30 Days of ML
I’m taking the Stanford CS229 Machine Learning course to really understand how generative models like Stable Diffusion and DALL-E work.
I think my one of my strongest skills is synthesis - finding meaning from heaps of data and presenting it in a simple way, and I suspect that understanding how these engines work will not only be a useful career skill, but will teach me how to think better.
The course is a 20-video YouTube playlist. I found it on this github repo.
I’m also taking the Supervised Machine Learning program on Coursera. Andrew Ng, who teaches both courses, says the Coursera course (CS229A) is an applied version of the CS229.
Day 1
- Machine learning is how you teach computers to perform tasks without explicitly programming them.
- The most common form is “Supervised Learning” where you give the computer a dataset with inputs and labels (x,y).
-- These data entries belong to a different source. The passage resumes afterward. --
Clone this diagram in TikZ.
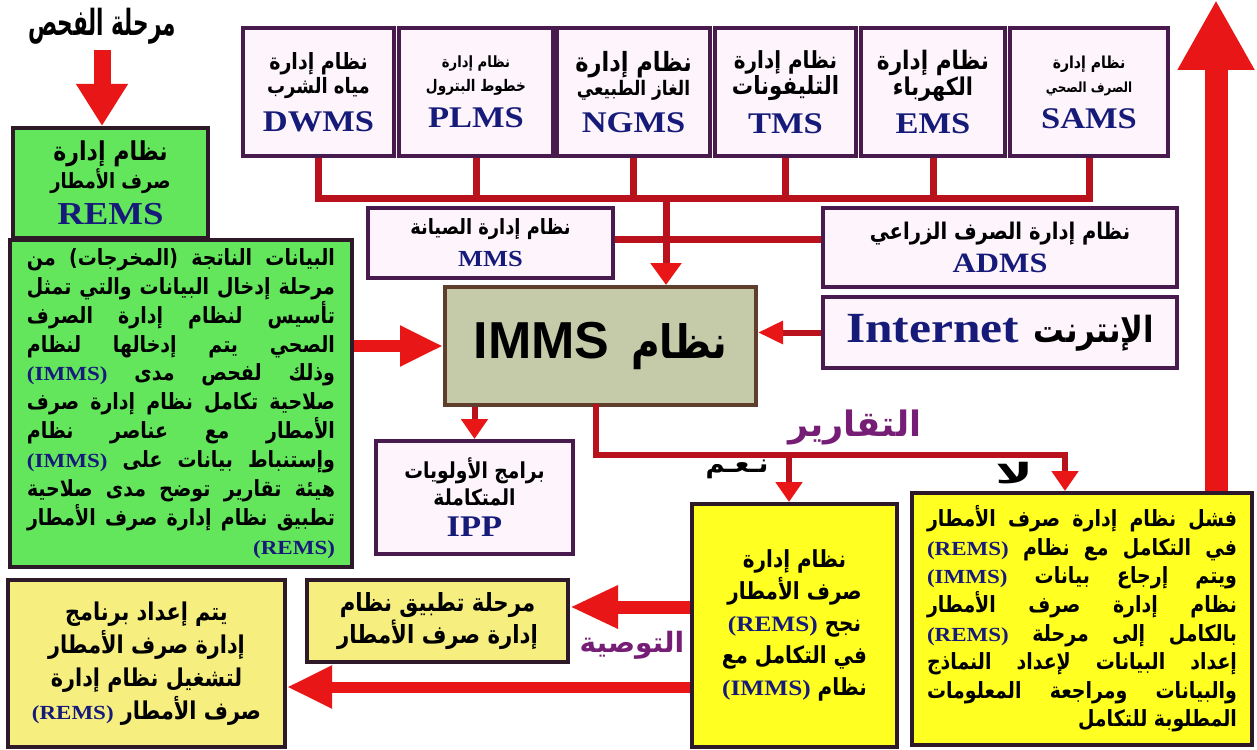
\documentclass[tikz,border=0pt]{standalone}
\usepackage{fontspec}
\usetikzlibrary{arrows.meta,calc}
\TeXXeTstate=1
\newfontfamily\arabicfont[Script=Arabic,FakeStretch=0.85]{DejaVu Sans}
\newfontfamily\arabicplain[Script=Arabic]{DejaVu Sans}
\newfontfamily\arabicnarrow[Script=Arabic,FakeStretch=0.6]{DejaVu Sans}
\newfontfamily\arabicwide[Script=Arabic,FakeStretch=1.8]{DejaVu Sans}
\newfontfamily\codefont[FakeStretch=1.15]{Liberation Serif}
\newfontfamily\immsfont{Liberation Sans}

\definecolor{linered}{RGB}{186,18,28}
\definecolor{arrowred}{RGB}{232,22,22}
\definecolor{boxpurple}{RGB}{72,26,78}
\definecolor{pinkfill}{RGB}{253,245,251}
\definecolor{navy}{RGB}{22,26,120}
\definecolor{grassgreen}{RGB}{100,230,92}
\definecolor{immsfill}{RGB}{197,202,168}
\definecolor{immsedge}{RGB}{96,62,46}
\definecolor{brightyellow}{RGB}{255,255,34}
\definecolor{paleyellow}{RGB}{246,239,128}
\definecolor{darkedge}{RGB}{45,25,40}
\definecolor{labelpurple}{RGB}{118,30,118}

% Arabic runs (size, text): condensed body face, plain, narrow and wide faces
\newcommand\AR[2]{{\fontsize{#1}{#1}\selectfont\arabicfont\bfseries\beginR #2\endR}}
\newcommand\ARP[2]{{\fontsize{#1}{#1}\selectfont\arabicplain\bfseries\beginR #2\endR}}
\newcommand\ARN[2]{{\fontsize{#1}{#1}\selectfont\arabicnarrow\bfseries\beginR #2\endR}}
\newcommand\ARW[2]{{\fontsize{#1}{#1}\selectfont\arabicwide\bfseries\beginR #2\endR}}
% Latin run inside an Arabic line, and system codes
\newcommand\LT[1]{\beginL #1\endL}
\newcommand\CD[2]{{\fontsize{#1}{#1}\selectfont\codefont\bfseries\color{navy}#2}}
% justified and right-aligned lines of a paragraph
\newcommand\JL[3]{\makebox[#1][s]{\fontsize{#2}{#2}\selectfont\arabicfont\bfseries\beginR #3\endR}}
\newcommand\RL[3]{\makebox[#1][r]{\fontsize{#2}{#2}\selectfont\arabicfont\bfseries\beginR #3\endR}}

% one of the six systems along the top row:
% name, x, width, size line 1, size line 2, line 1, line 2, code
\newcommand\topbox[8]{%
  \node[sysbox,minimum width=#3pt,minimum height=128pt,
        font=\fontsize{20}{24}\selectfont] (#1) at (#2,92)
        {\AR{#4}{#6}\\\AR{#5}{#7}\\[12pt]\CD{30}{#8}};}

\begin{document}
\begin{tikzpicture}[x=1pt,y=-1pt,
  sysbox/.style={draw=boxpurple,line width=4pt,fill=pinkfill,inner sep=0pt,align=center},
  greenbox/.style={draw=darkedge,line width=4pt,fill=grassgreen,inner sep=0pt,align=center},
  yellowbox/.style={draw=darkedge,line width=4pt,fill=brightyellow,inner sep=0pt,align=center},
  paleybox/.style={draw=darkedge,line width=4pt,fill=paleyellow,inner sep=0pt,align=center},
  wire/.style={draw=linered,line width=7pt},
  thinwire/.style={draw=linered,line width=6pt},
  smalltip/.style={-{Triangle[length=20pt,width=26pt,color=arrowred]}},
  bigarrow/.style={draw=arrowred},
  tag/.style={inner sep=0pt,align=center}]

\useasboundingbox (0,0) rectangle (1257,749);
\fill[white] (0,0) rectangle (1257,749);

% ---- top row of systems ----
\topbox{dwms}{318.5}{151}{22.4}{21.2}{نظام إدارة}{مياه الشرب}{DWMS}
\topbox{plms}{476}{154}{15.5}{16}{نظام إدارة}{خطوط البترول}{PLMS}
\topbox{ngms}{633.5}{153}{26.5}{20}{نظام إدارة}{الغاز الطبيعي}{NGMS}
\topbox{tms}{785.5}{141}{23.5}{25}{نظام إدارة}{التليفونات}{TMS}
\topbox{ems}{933}{144}{25.5}{24.5}{نظام إدارة}{الكهرباء}{EMS}
\topbox{sams}{1089}{158}{16.5}{14}{نظام إدارة}{الصرف الصحي}{SAMS}

% ---- second row ----
\node[sysbox,minimum width=245pt,minimum height=70pt,font=\fontsize{16}{30}\selectfont]
  (mms) at (490.5,243) {\AR{21}{نظام إدارة الصيانة}\\[2pt]\CD{23}{MMS}};
\node[sysbox,minimum width=354pt,minimum height=79pt,font=\fontsize{17}{33}\selectfont]
  (adms) at (1000,247.5) {\AR{23}{نظام إدارة الصرف الزراعي}\\\CD{28}{ADMS}};
\node[sysbox,minimum width=354pt,minimum height=71pt]
  (internet) at (1000,332.5) {\AR{36}{الإنترنت\hspace{4pt} \LT{\CD{43}{Internet}}}};

% ---- central system ----
\node[draw=immsedge,line width=4pt,fill=immsfill,inner sep=0pt,
      minimum width=311pt,minimum height=118pt]
  (imms) at (600.5,346) {\AR{46}{نظام\hspace{8pt} \LT{{\fontsize{52}{52}\selectfont\immsfont\bfseries IMMS}}}};

% ---- left column ----
\node[tag] (chk) at (102,26) {\ARN{36}{مرحلة الفحص}};
\node[greenbox,minimum width=195pt,minimum height=110pt,font=\fontsize{20}{28}\selectfont]
  (rems) at (110.5,183) {\AR{26}{نظام إدارة}\\\AR{21}{صرف الأمطار}\\[8pt]\CD{32}{REMS}};
\node[greenbox,minimum width=342pt,minimum height=327pt,font=\fontsize{19}{28.9}\selectfont]
  (inputs) at (181,403.5) {%
  \JL{308pt}{22.3}{البيانات الناتجة (المخرجات) من}\\
  \JL{308pt}{22.3}{مرحلة إدخال البيانات والتي تمثل}\\
  \JL{308pt}{22.3}{تأسيس لنظام إدارة الصرف}\\
  \JL{308pt}{22.3}{الصحي يتم إدخالها لنظام}\\
  \JL{308pt}{22.3}{وذلك لفحص مدى \LT{\CD{20}{(IMMS)}}}\\
  \JL{308pt}{22.3}{صلاحية تكامل نظام إدارة صرف}\\
  \JL{308pt}{22.3}{الأمطار مع عناصر نظام}\\
  \JL{308pt}{22.3}{وإستنباط بيانات على \LT{\CD{20}{(IMMS)}}}\\
  \JL{308pt}{22.3}{هيئة تقارير توضح مدى صلاحية}\\
  \JL{308pt}{22.3}{تطبيق نظام إدارة صرف الأمطار}\\
  \RL{308pt}{22.3}{\LT{\CD{20}{(REMS)}}}};

% ---- priorities ----
\node[sysbox,minimum width=197pt,minimum height=113pt,font=\fontsize{18}{27}\selectfont]
  (ipp) at (474.5,497.5) {\AR{22}{برامج الأولويات}\\\AR{22}{المتكاملة}\\[4pt]\CD{30}{IPP}};

% ---- outcomes ----
\node[yellowbox,minimum width=205pt,minimum height=243pt,font=\fontsize{22}{32}\selectfont]
  (pass) at (794.5,625.5) {%
  \AR{23.5}{نظام إدارة}\\
  \AR{23.5}{صرف الأمطار}\\
  \AR{23.5}{نجح \LT{\CD{22}{(REMS)}}}\\
  \AR{23.5}{في التكامل مع}\\
  \AR{23.5}{نظام \LT{\CD{22}{(IMMS)}}}};
\node[yellowbox,minimum width=340pt,minimum height=252pt,font=\fontsize{19}{28.6}\selectfont]
  (fail) at (1082,619) {%
  \JL{310pt}{22.3}{فشل نظام إدارة صرف الأمطار}\\
  \JL{310pt}{22.3}{في التكامل مع نظام \LT{\CD{20}{(REMS)}}}\\
  \JL{310pt}{22.3}{ويتم إرجاع بيانات \LT{\CD{20}{(IMMS)}}}\\
  \JL{310pt}{22.3}{نظام إدارة صرف الأمطار}\\
  \JL{310pt}{22.3}{بالكامل إلى مرحلة \LT{\CD{20}{(REMS)}}}\\
  \JL{310pt}{22.3}{إعداد البيانات لإعداد النماذج}\\
  \JL{310pt}{22.3}{والبيانات ومراجعة المعلومات}\\
  \RL{310pt}{22.3}{المطلوبة للتكامل}};
\node[paleybox,minimum width=261pt,minimum height=82pt,font=\fontsize{20}{32}\selectfont]
  (apply) at (437.5,621) {\AR{25}{مرحلة تطبيق نظام}\\\AR{25}{إدارة صرف الأمطار}};
\node[paleybox,minimum width=277pt,minimum height=167pt,font=\fontsize{20}{33}\selectfont]
  (prog) at (146.5,663.5) {%
  \AR{24.5}{يتم إعداد برنامج}\\
  \AR{24.5}{إدارة صرف الأمطار}\\
  \AR{24.5}{لتشغيل نظام إدارة}\\
  \AR{24.5}{صرف الأمطار \LT{\CD{20}{(REMS)}}}};

% ---- labels ----
\node[tag,text=labelpurple] (reports) at (855,427) {\ARP{35}{التقارير}};
\node[tag] (yes) at (737,469) {\ARP{26}{نـعـم}};
\node[tag] (no) at (1014,473) {\ARW{28}{لا}};
\node[tag,text=labelpurple] (advice) at (632,645) {\ARP{28}{التوصية}};

% ---- junction points ----
\coordinate (busL) at (312,198);
\coordinate (drop) at (666,198);
\coordinate (rj) at (596,455);
\coordinate (ryes) at (789,455);
\coordinate (rno) at (1065,455);
\coordinate (topend) at (1216,0);

% ---- bus collecting the top systems ----
\foreach \b in {dwms,plms,ngms,tms,ems,sams}
  \draw[wire] (\b.south) -- (\b.south |- busL);
\draw[wire,line cap=rect] (dwms.south |- busL) -- (sams.south |- busL);
\draw[wire] ([yshift=4pt]mms.east) -- ([yshift=4pt]mms.east -| adms.west);
\draw[wire,-{Triangle[length=22pt,width=30pt,color=arrowred]}] (drop) -- (drop |- imms.north);
\draw[thinwire,-{Triangle[length=25pt,width=22pt,color=arrowred]}] (internet.west) -- (internet.west -| imms.east);

% ---- from the inputs ----
\draw[bigarrow,line width=17pt,-{Triangle[length=42pt,width=49pt]}] ([yshift=-6pt]chk.south) -- (chk.south |- rems.north);
\draw[bigarrow,line width=12pt,-{Triangle[length=43pt,width=38pt]}] (inputs.east |- imms.west) -- (imms.west);

% ---- outputs of the central system ----
\draw[thinwire,smalltip] (ipp.north |- imms.south) -- (ipp.north);
\draw[thinwire,line cap=rect] (rj |- imms.south) -- (rj) -- (rno);
\draw[thinwire,smalltip] (ryes) -- (ryes |- pass.north);
\draw[thinwire,smalltip] (rno) -- (rno |- fail.north);

% ---- recommendation arrows ----
\draw[bigarrow,line width=13pt,-{Triangle[length=48pt,width=40pt]}] ([yshift=14pt]apply.east -| pass.west) -- ([yshift=14pt]apply.east);
\draw[bigarrow,line width=11pt,-{Triangle[length=45pt,width=40pt]}] ([yshift=-23.5pt]prog.east -| pass.west) -- ([yshift=-23.5pt]prog.east);

% ---- failure goes back up ----
\draw[bigarrow,line width=23pt,-{Triangle[length=70pt,width=72pt]}] (fail.north -| topend) -- (topend);

\end{tikzpicture}
\end{document}
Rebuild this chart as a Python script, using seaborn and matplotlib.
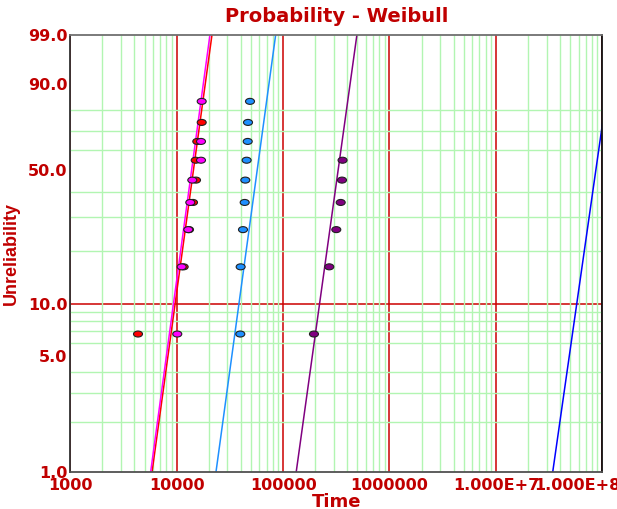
import numpy as np
import pandas as pd
import matplotlib
matplotlib.use("Agg")
import matplotlib.pyplot as plt
import matplotlib.ticker as mticker
import matplotlib.transforms as mtransforms
from matplotlib.path import Path
import seaborn as sns

# failure data: unreliability (%) and time for each data set
red_f = [6.73, 16.35, 25.96, 35.58, 45.19, 54.81, 64.42, 74.04]
red_t = [4330, 11630, 13050, 14230, 15190, 15090, 15620, 17180]
magenta_f = [6.73, 16.35, 25.96, 35.58, 45.19, 54.81, 64.42, 83.65]
magenta_t = [10130, 11140, 12850, 13420, 14020, 16920, 16920, 17180]
blue_f = [6.73, 16.35, 25.96, 35.58, 45.19, 54.81, 64.42, 74.04, 83.65]
blue_t = [39600, 39920, 41990, 43550, 44150, 45450, 46500, 46800, 48860]
purple_f = [6.73, 16.35, 25.96, 35.58, 45.19, 54.81]
purple_t = [195000, 271700, 316200, 347800, 357800, 362000]

# fitted Weibull lines (beta, eta)
fit_names = ["red", "magenta", "blue", "purple", "navy"]
fit_beta = [4.72, 4.77, 4.74, 4.66, 4.53]
fit_eta = [15540, 14920, 61720, 356100, 9.43e7]

x_ticks = [1e3, 1e4, 1e5, 1e6, 1e7, 1e8]
x_labels = ["1000", "10000", "100000", "1000000", "1.000E+7", "1.000E+8"]
y_ticks = [1, 5, 10, 50, 90, 99]
y_labels = ["1.0", "5.0", "10.0", "50.0", "90.0", "99.0"]
y_grid = [2, 3, 4, 5, 6, 7, 8, 9, 20, 30, 40, 50, 60, 70, 80, 90]

colors = {"red": "#FF0000", "magenta": "#FF00FF", "blue": "#1E90FF",
          "purple": "#800080", "navy": "#0000FF"}
TXT = "#C00000"
GREEN = "#B2F5B2"


def fwd(p):
    p = np.clip(np.asarray(p, dtype=float), 1e-6, 100 - 1e-6)
    return np.log(-np.log(1 - p / 100.0))


def inv(y):
    return 100.0 * (1 - np.exp(-np.exp(np.asarray(y, dtype=float))))


pts = pd.concat([
    pd.DataFrame({"t": red_t, "F": red_f, "set": "red"}),
    pd.DataFrame({"t": magenta_t, "F": magenta_f, "set": "magenta"}),
    pd.DataFrame({"t": blue_t, "F": blue_f, "set": "blue"}),
    pd.DataFrame({"t": purple_t, "F": purple_f, "set": "purple"}),
], ignore_index=True)

rows = []
for name, b, eta in zip(fit_names, fit_beta, fit_eta):
    for f in (1.0, 99.0):
        rows.append({"set": name, "F": f, "t": eta * (-np.log(1 - f / 100)) ** (1 / b)})
lines = pd.DataFrame(rows)

sns.set_style("white")
fig = plt.figure(figsize=(6.17, 5.09), dpi=100)
ax = fig.add_axes([0.1139, 0.0721, 0.8623, 0.8597])

ax.set_xscale("log")
ax.set_yscale("function", functions=(fwd, inv))
ax.set_xlim(1e3, 1e8)
ax.set_ylim(1, 99)

# grid
ax.set_axisbelow(True)
ax.xaxis.set_minor_locator(mticker.LogLocator(base=10, subs=np.arange(2, 10)))
ax.xaxis.set_minor_formatter(mticker.NullFormatter())
ax.set_yticks(y_grid, minor=True)
ax.yaxis.set_minor_formatter(mticker.NullFormatter())
ax.grid(which="minor", axis="both", color=GREEN, lw=1.0)
ax.grid(which="major", axis="x", color="#CC0000", lw=1.1)
ax.axhline(10, color="#CC0000", lw=1.1, zorder=0.5)

ellipse = Path(Path.unit_circle().vertices * np.array([1.5, 1.0]), Path.unit_circle().codes)

sns.lineplot(data=lines, x="t", y="F", hue="set", palette=colors, estimator=None,
             sort=False, units="set", legend=False, lw=1.1, ax=ax, zorder=2)
sns.scatterplot(data=pts, x="t", y="F", hue="set", palette=colors, marker=ellipse,
                s=42, edgecolor="#202020", linewidth=0.8, legend=False, ax=ax, zorder=3)

ax.set_xticks(x_ticks)
ax.set_xticklabels(x_labels)
ax.set_yticks(y_ticks)
ax.set_yticklabels(y_labels)
ax.set_xlim(1e3, 1e8)
ax.set_ylim(1, 99)

ax.tick_params(axis="both", which="major", labelsize=11.5, labelcolor=TXT, length=3,
               color="#404040", direction="out")
ax.tick_params(axis="y", which="major", pad=-1)
ax.tick_params(axis="x", which="major", pad=1)
ax.tick_params(axis="both", which="minor", length=0)
for lbl in ax.get_xticklabels() + ax.get_yticklabels():
    lbl.set_fontweight("bold")

# last x label runs off the right edge, as in the source chart
last = ax.get_xticklabels()[-1]
last.set_ha("right")
last.set_transform(last.get_transform()
                   + mtransforms.ScaledTranslation(0.18, 0, fig.dpi_scale_trans))

for side, col in [("left", "#303030"), ("bottom", "#505050"), ("top", "#707070"), ("right", "#101010")]:
    ax.spines[side].set_visible(True)
    ax.spines[side].set_color(col)
    ax.spines[side].set_linewidth(1.3)

ax.set_title("Probability - Weibull", color=TXT, fontsize=14, fontweight="bold", pad=9)
ax.set_xlabel("Time", color=TXT, fontsize=13, fontweight="bold", labelpad=0)
ax.set_ylabel("Unreliability", color=TXT, fontsize=13, fontweight="bold", labelpad=6,
              family=["Liberation Sans", "DejaVu Sans"])

fig.savefig("out.png", dpi=100)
By observing the inputs and labels, the computer can figure out a mapping to predict y given x.
- On the other hand, in “Unsupervised Learning”, the computer is given a dataset with no labels (x) and asked to find something interesting in the dataset.
- There are different types of problems e.g. regression and classification.
- In a regression problem, the machine is trying to guess a continuous quantity e.g. given a dataset of house sizes to prices, predict the price of a house (given the size).
- In a classification problem, the machine is trying to guess a discrete outcome e.g. given a dataset of tumor sizes and malignancy, predict whether a tumor is malignant or not.
- In the Carnegie Mellon Experiment, a computer is taught to drive by taking screenshots of the the road 10x per second and matching it to a human’s actions on the steering wheel.
- The strategy you choose in ML is very important. This is known as Learning Theory.